The next, also on the south-facing windows, looks like a starship. It is!
This design is derived from Galaga, an arcade game first released in Japan in 1979 and then in North American in 1981.
The star fighter in Galaga is the player’s fixed shooter at the bottom of the Galaga game screen. The pixelized nature of early arcade game graphics lends itself to post-its.
Facing east out onto Milvia is a yellow piece:
Many of these post-its have New Year resolutions written on them:
It was made on a “hack day” at Magoosh, a day when normal work activities are suspended and other projects worked on. Such as this yellow piece.
When I was a boy, “hack” meant to idle, to not do what one was supposed to do. It later became a major word in the lexicon of computer programmers. In that sense, it was first recorded at the MIT Tech Model Railroad Club in April 1955. Imagine that!
End of digression.
If you haven’t noticed the post-its on the windows, notice them now before they get blocked. The art is emblematic of the mostly young people working for the three businesses. There is an energy in these open offices, where smart 20-somethings and 30-somethings work hard and work quiet and work different not because of set or hierarchical rules, but, just because.
This Facebook photo of the Magoosh team gives a sense of the demographics and spirit.

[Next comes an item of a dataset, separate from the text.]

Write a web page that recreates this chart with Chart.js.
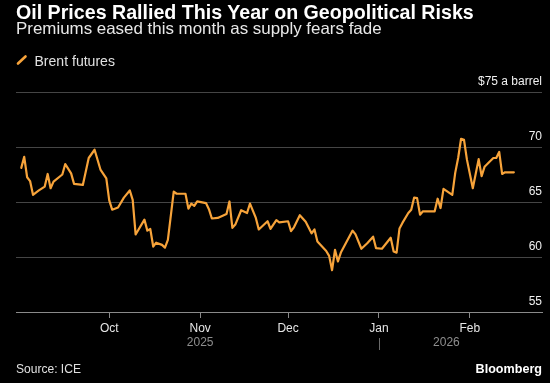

I felt old and I felt inspired and hopeful visiting these offices. The people there are working hard and they are working smart and they are working in a way that is alien to me, in a a new world. I admire them. I have hope because of them. And I dearly love the post-it art.
I showed the photos to my friend. “Dude – amazing coinkydink! Just got this photo from Gabby. He’s in Kyoto. This, Mr. Quirky Berkeley, is somebody with 30,000 post-its and too much time on their hands.”
He knows I am not fond of forced slang such as “coinkydink” for “coincidence,” but I did not rise to the bait. What about the art on Milvia?
P.S. On May 18th, 2016 – fully three days AFTER this post – the New York Times discovered post-it art. Their story “Office Workers Start a Post-It War, and Stick With It” is a fascinating article, but oh so Old News. Quirky Berkeley scoops the NYT!